Here's the breakdown: Biogen's aducanumab, whose early trial data sent the biotech's shares soaring back in March after demonstrating a sharp slowdown in cognitive decline and a reduction of amyloid plaque in Alzheimer's patients, especially at the highest doses, needed to prove that it was effective at a safer, yet still strong, dosing level. At the highest (and most effective) doses, 55% of patients experienced brain swelling in the data released in March—a dangerous adverse event.
However, the data released today for a 6 mg/kg dose was a mixed bag. While aducanmuab did reduce amyloid plaque at this level, its effect on slowing down cognitive decline was not nearly as pronounced as many had hope for and expected given the much more clear-cut effect on cognitive decline in the 3 mg and 10 mg phase I results from March. Biogen executives still hailed the data as promising and largely in line with expectations, at least when it comes to plaque reduction (it also proved more effective than placebo and a 1 mg dose on at least one cognitive decline metric).
Lilly's solanezumab will also require further scrutiny down the line. Researchers announced that the patients who took the investigational compound at an earlier stage of disease progression fared better when it came to cognitive decline compared to patients who began taking it later in the trial. This improved cognition effect was maintained for two years. But even Lilly spokespeople admitted that it will take data from a larger and separate ongoing trial (which won't end until late 2016) to truly prove the drug's efficacy.
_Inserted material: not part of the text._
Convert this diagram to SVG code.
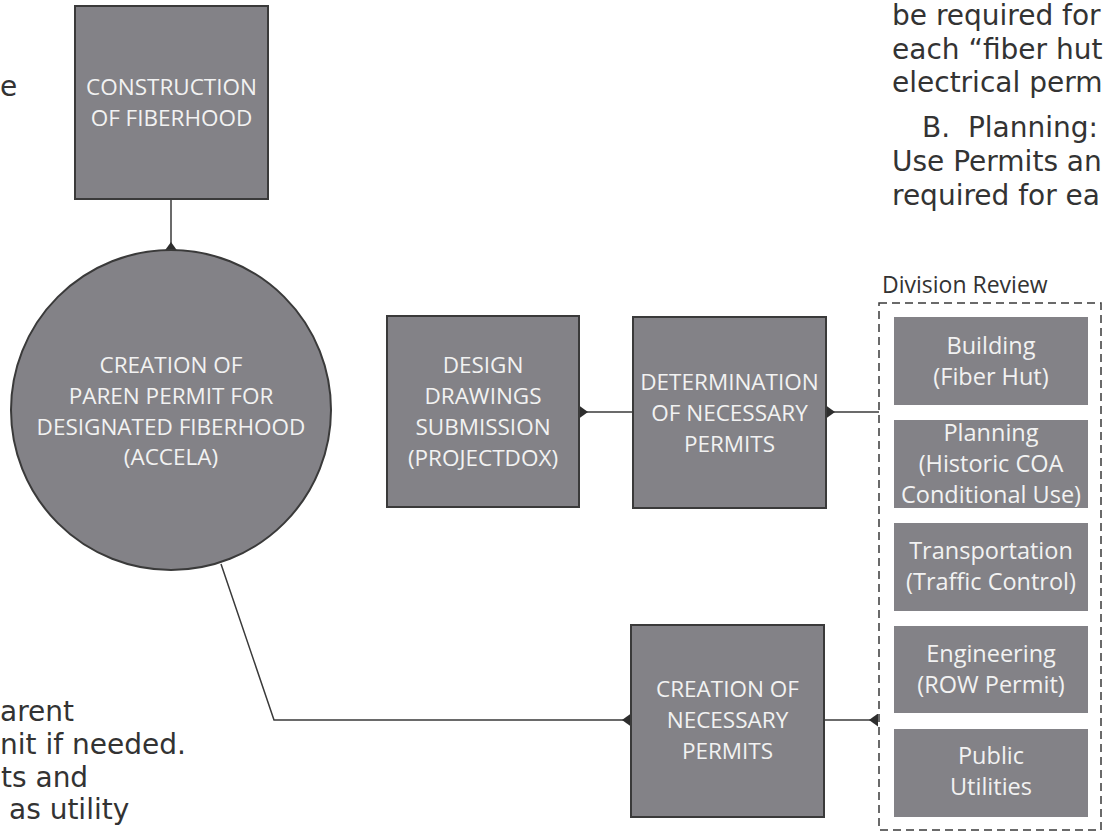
<svg xmlns="http://www.w3.org/2000/svg" width="1103" height="833" viewBox="0 0 1103 833">
<style>
.node{fill:#838287;stroke:#3a3a3a;stroke-width:2}
.sub{fill:#838287}
.nt{font-family:"Open Sans","Noto Sans",sans-serif;font-size:22.5px;fill:#f2f2f2;text-anchor:middle}
.st{font-family:"Open Sans","Noto Sans",sans-serif;font-size:23.5px;fill:#f2f2f2;text-anchor:middle}
.body{font-family:"DejaVu Sans","Verdana",sans-serif;font-size:28px;fill:#333333}
.lbl{font-family:"Open Sans","Noto Sans",sans-serif;font-size:23px;fill:#333333}
.conn{fill:none;stroke:#3a3a3a;stroke-width:1.5}
.dash{fill:none;stroke:#3a3a3a;stroke-width:1.5;stroke-dasharray:8 5}
</style>
<defs>
<marker id="tri" viewBox="0 0 9 13" markerWidth="9" markerHeight="13" refX="0" refY="6.5" markerUnits="userSpaceOnUse" orient="auto">
<path d="M0,0 L9,6.5 L0,13 z" fill="#2e2e2e"/>
</marker>
</defs>
<rect width="1103" height="833" fill="#ffffff"/>

<g id="page-text">
<text class="body" x="0" y="96">e</text>
<text class="body" x="892" y="25">be required for</text>
<text class="body" x="892" y="59">each “fiber hut</text>
<text class="body" x="892" y="92">electrical perm</text>
<text class="body" x="922" y="137" xml:space="preserve">B.  Planning:</text>
<text class="body" x="892" y="171">Use Permits an</text>
<text class="body" x="892" y="205">required for ea</text>
<text class="body" x="0" y="721">arent</text>
<text class="body" x="0" y="754">nit if needed.</text>
<text class="body" x="1" y="787">ts and</text>
<text class="body" x="9" y="819">as utility</text>
</g>

<g id="connectors">
<path class="conn" d="M171,251 L171,199" marker-start="url(#tri)"/>
<path class="conn" d="M579,412 L633,412" marker-start="url(#tri)"/>
<path class="conn" d="M826,412 L879,412" marker-start="url(#tri)"/>
<path class="conn" d="M878,720 L824,720" marker-start="url(#tri)"/>
<path class="conn" d="M631,720 L274,720 L221,564" marker-start="url(#tri)"/>
</g>

<g id="construction">
<rect class="node" x="75" y="6" width="193" height="193"/>
<text class="nt" x="171.5" y="95">CONSTRUCTION</text>
<text class="nt" x="171.5" y="126">OF FIBERHOOD</text>
</g>

<g id="parent-permit">
<circle class="node" cx="171" cy="410" r="160"/>
<text class="nt" x="171" y="373">CREATION OF</text>
<text class="nt" x="171" y="404">PAREN PERMIT FOR</text>
<text class="nt" x="171" y="435">DESIGNATED FIBERHOOD</text>
<text class="nt" x="171" y="465">(ACCELA)</text>
</g>

<g id="design-drawings">
<rect class="node" x="387" y="316" width="192" height="191"/>
<text class="nt" x="483" y="373">DESIGN</text>
<text class="nt" x="483" y="404">DRAWINGS</text>
<text class="nt" x="483" y="435">SUBMISSION</text>
<text class="nt" x="483" y="466">(PROJECTDOX)</text>
</g>

<g id="determination">
<rect class="node" x="633" y="317" width="193" height="191"/>
<text class="nt" x="729.5" y="390">DETERMINATION</text>
<text class="nt" x="729.5" y="421">OF NECESSARY</text>
<text class="nt" x="729.5" y="452">PERMITS</text>
</g>

<g id="creation-permits">
<rect class="node" x="631" y="625" width="193" height="192"/>
<text class="nt" x="727.5" y="697">CREATION OF</text>
<text class="nt" x="727.5" y="728">NECESSARY</text>
<text class="nt" x="727.5" y="759">PERMITS</text>
</g>

<g id="division-review">
<text class="lbl" x="882" y="293">Division Review</text>
<rect class="dash" x="879" y="303" width="222" height="527"/>
<g id="building">
<rect class="sub" x="894" y="317" width="194" height="88"/>
<text class="st" x="991" y="354">Building</text>
<text class="st" x="991" y="385">(Fiber Hut)</text>
</g>
<g id="planning">
<rect class="sub" x="894" y="420" width="194" height="88"/>
<text class="st" x="991" y="441">Planning</text>
<text class="st" x="991" y="472">(Historic COA</text>
<text class="st" x="991" y="503">Conditional Use)</text>
</g>
<g id="transportation">
<rect class="sub" x="894" y="523" width="194" height="88"/>
<text class="st" x="991" y="559">Transportation</text>
<text class="st" x="991" y="590">(Traffic Control)</text>
</g>
<g id="engineering">
<rect class="sub" x="894" y="626" width="194" height="87"/>
<text class="st" x="991" y="662">Engineering</text>
<text class="st" x="991" y="693">(ROW Permit)</text>
</g>
<g id="public-utilities">
<rect class="sub" x="894" y="729" width="194" height="88"/>
<text class="st" x="991" y="764">Public</text>
<text class="st" x="991" y="795">Utilities</text>
</g>
</g>
</svg>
None of this is necessarily devastating news. It's entirely possible that continued trials, and other dosing regimens, will hit the sweet spot between plaque reduction, slowdown in cognitive impairment, and acceptable adverse event risk profiles. But it is a bit of a letdown against the context of the (potentially inappropriately) outsize expectations surrounding the drugs, particularly Biogen's. And the big question now is whether these two drugs will give us a definitive answer on whether or not targeting amyloid plaque is truly the most effective method for tackling Alzheimer's and the main reason for cognitive decline.
Biogen and Lilly shares were both down about 3% in morning trading.